**DATA:**
------------------------------------
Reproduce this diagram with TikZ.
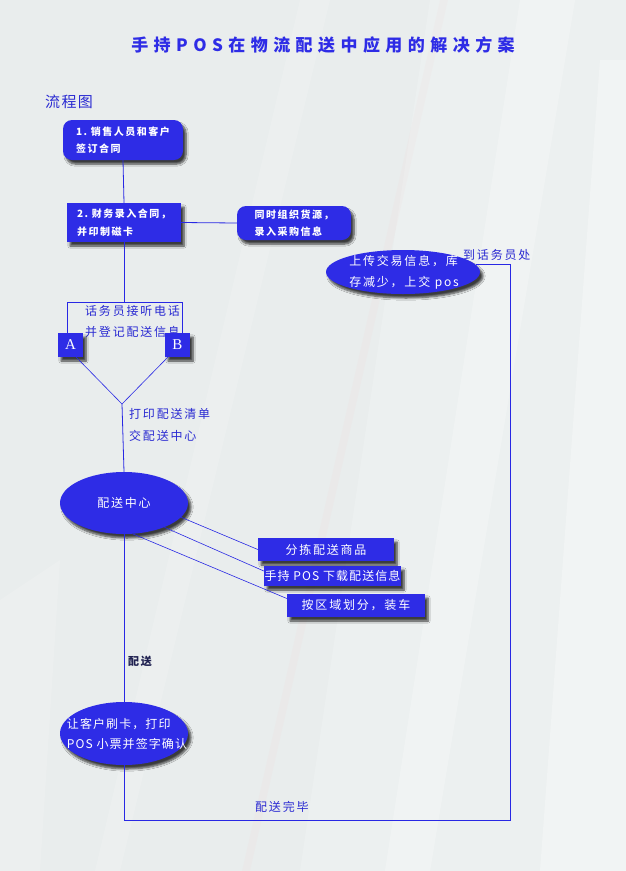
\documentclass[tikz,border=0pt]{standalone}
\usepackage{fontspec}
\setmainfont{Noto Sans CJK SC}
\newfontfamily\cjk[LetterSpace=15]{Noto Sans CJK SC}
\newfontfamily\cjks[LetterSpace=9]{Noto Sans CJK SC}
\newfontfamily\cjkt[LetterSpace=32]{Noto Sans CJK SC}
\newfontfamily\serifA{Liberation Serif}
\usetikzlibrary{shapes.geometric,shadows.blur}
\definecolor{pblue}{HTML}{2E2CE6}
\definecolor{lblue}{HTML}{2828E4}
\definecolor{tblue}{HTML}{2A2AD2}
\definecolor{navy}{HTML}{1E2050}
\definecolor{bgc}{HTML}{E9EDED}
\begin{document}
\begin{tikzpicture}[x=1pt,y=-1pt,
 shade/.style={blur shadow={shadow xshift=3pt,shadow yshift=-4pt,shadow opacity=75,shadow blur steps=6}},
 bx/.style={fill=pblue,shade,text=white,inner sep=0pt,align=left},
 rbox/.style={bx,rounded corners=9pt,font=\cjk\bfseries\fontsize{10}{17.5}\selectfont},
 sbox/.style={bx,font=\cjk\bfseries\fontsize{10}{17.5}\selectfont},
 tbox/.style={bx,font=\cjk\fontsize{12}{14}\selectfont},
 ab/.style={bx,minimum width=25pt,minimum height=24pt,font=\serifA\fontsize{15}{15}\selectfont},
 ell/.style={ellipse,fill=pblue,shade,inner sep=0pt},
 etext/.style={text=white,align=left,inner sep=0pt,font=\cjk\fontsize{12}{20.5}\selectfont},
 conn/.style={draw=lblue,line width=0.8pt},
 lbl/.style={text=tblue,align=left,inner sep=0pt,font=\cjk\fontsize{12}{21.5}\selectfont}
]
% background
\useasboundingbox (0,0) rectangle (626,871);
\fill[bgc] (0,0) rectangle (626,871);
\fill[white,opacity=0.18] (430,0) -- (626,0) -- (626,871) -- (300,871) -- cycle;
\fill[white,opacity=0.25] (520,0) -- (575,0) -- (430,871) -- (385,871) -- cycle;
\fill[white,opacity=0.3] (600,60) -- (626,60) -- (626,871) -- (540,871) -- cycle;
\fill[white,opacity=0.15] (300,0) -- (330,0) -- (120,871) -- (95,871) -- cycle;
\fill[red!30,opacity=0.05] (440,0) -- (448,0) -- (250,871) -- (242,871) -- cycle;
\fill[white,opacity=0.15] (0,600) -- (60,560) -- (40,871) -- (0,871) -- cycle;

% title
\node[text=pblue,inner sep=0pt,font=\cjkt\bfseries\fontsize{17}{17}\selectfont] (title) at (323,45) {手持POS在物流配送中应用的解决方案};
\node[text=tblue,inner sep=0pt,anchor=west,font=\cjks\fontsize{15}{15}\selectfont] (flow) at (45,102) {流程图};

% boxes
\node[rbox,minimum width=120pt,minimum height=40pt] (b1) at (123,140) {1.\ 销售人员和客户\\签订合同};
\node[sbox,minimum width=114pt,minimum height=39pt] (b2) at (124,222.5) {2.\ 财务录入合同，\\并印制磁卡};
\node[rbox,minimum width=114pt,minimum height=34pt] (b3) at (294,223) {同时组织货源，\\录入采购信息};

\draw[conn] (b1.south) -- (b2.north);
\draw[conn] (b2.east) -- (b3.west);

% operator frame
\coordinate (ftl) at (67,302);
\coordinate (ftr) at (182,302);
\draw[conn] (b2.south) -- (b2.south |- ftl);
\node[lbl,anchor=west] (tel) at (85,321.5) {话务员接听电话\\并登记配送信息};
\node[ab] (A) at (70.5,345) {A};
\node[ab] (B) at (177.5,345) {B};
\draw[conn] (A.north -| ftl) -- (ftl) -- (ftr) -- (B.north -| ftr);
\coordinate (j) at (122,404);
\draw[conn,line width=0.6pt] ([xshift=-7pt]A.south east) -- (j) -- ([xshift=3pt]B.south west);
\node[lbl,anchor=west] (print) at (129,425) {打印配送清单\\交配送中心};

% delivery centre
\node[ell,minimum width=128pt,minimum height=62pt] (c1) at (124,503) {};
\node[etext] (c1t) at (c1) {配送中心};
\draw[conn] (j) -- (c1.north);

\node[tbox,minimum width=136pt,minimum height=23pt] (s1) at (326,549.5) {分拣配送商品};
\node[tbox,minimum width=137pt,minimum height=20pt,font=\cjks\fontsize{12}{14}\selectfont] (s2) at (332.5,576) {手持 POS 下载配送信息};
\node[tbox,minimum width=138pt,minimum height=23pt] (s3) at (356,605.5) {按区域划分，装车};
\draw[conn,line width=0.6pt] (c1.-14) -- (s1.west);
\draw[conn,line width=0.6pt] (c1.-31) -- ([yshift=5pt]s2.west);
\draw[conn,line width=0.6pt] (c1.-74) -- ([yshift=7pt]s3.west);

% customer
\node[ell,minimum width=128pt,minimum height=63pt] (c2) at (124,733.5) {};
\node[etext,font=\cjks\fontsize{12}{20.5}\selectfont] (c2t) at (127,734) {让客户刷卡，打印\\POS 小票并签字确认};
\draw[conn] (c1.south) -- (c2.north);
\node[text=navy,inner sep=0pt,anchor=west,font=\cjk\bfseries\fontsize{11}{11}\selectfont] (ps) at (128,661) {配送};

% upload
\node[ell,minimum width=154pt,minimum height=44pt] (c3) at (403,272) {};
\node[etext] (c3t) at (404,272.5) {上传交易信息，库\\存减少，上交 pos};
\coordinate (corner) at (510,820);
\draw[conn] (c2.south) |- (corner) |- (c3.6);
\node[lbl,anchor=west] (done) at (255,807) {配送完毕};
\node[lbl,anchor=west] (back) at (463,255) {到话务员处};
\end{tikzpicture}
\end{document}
------------------------------------
**SHORT EXERCISE:** Please quote the lines of the material, beginning with the first and ending with the one that contains "(0,871) -- cycle;", exactly as written and without any pictures.

**EXERCISE OUTPUT:**
Reproduce this diagram with TikZ.
\documentclass[tikz,border=0pt]{standalone}
\usepackage{fontspec}
\setmainfont{Noto Sans CJK SC}
\newfontfamily\cjk[LetterSpace=15]{Noto Sans CJK SC}
\newfontfamily\cjks[LetterSpace=9]{Noto Sans CJK SC}
\newfontfamily\cjkt[LetterSpace=32]{Noto Sans CJK SC}
\newfontfamily\serifA{Liberation Serif}
\usetikzlibrary{shapes.geometric,shadows.blur}
\definecolor{pblue}{HTML}{2E2CE6}
\definecolor{lblue}{HTML}{2828E4}
\definecolor{tblue}{HTML}{2A2AD2}
\definecolor{navy}{HTML}{1E2050}
\definecolor{bgc}{HTML}{E9EDED}
\begin{document}
\begin{tikzpicture}[x=1pt,y=-1pt,
 shade/.style={blur shadow={shadow xshift=3pt,shadow yshift=-4pt,shadow opacity=75,shadow blur steps=6}},
 bx/.style={fill=pblue,shade,text=white,inner sep=0pt,align=left},
 rbox/.style={bx,rounded corners=9pt,font=\cjk\bfseries\fontsize{10}{17.5}\selectfont},
 sbox/.style={bx,font=\cjk\bfseries\fontsize{10}{17.5}\selectfont},
 tbox/.style={bx,font=\cjk\fontsize{12}{14}\selectfont},
 ab/.style={bx,minimum width=25pt,minimum height=24pt,font=\serifA\fontsize{15}{15}\selectfont},
 ell/.style={ellipse,fill=pblue,shade,inner sep=0pt},
 etext/.style={text=white,align=left,inner sep=0pt,font=\cjk\fontsize{12}{20.5}\selectfont},
 conn/.style={draw=lblue,line width=0.8pt},
 lbl/.style={text=tblue,align=left,inner sep=0pt,font=\cjk\fontsize{12}{21.5}\selectfont}
]
% background
\useasboundingbox (0,0) rectangle (626,871);
\fill[bgc] (0,0) rectangle (626,871);
\fill[white,opacity=0.18] (430,0) -- (626,0) -- (626,871) -- (300,871) -- cycle;
\fill[white,opacity=0.25] (520,0) -- (575,0) -- (430,871) -- (385,871) -- cycle;
\fill[white,opacity=0.3] (600,60) -- (626,60) -- (626,871) -- (540,871) -- cycle;
\fill[white,opacity=0.15] (300,0) -- (330,0) -- (120,871) -- (95,871) -- cycle;
\fill[red!30,opacity=0.05] (440,0) -- (448,0) -- (250,871) -- (242,871) -- cycle;
\fill[white,opacity=0.15] (0,600) -- (60,560) -- (40,871) -- (0,871) -- cycle;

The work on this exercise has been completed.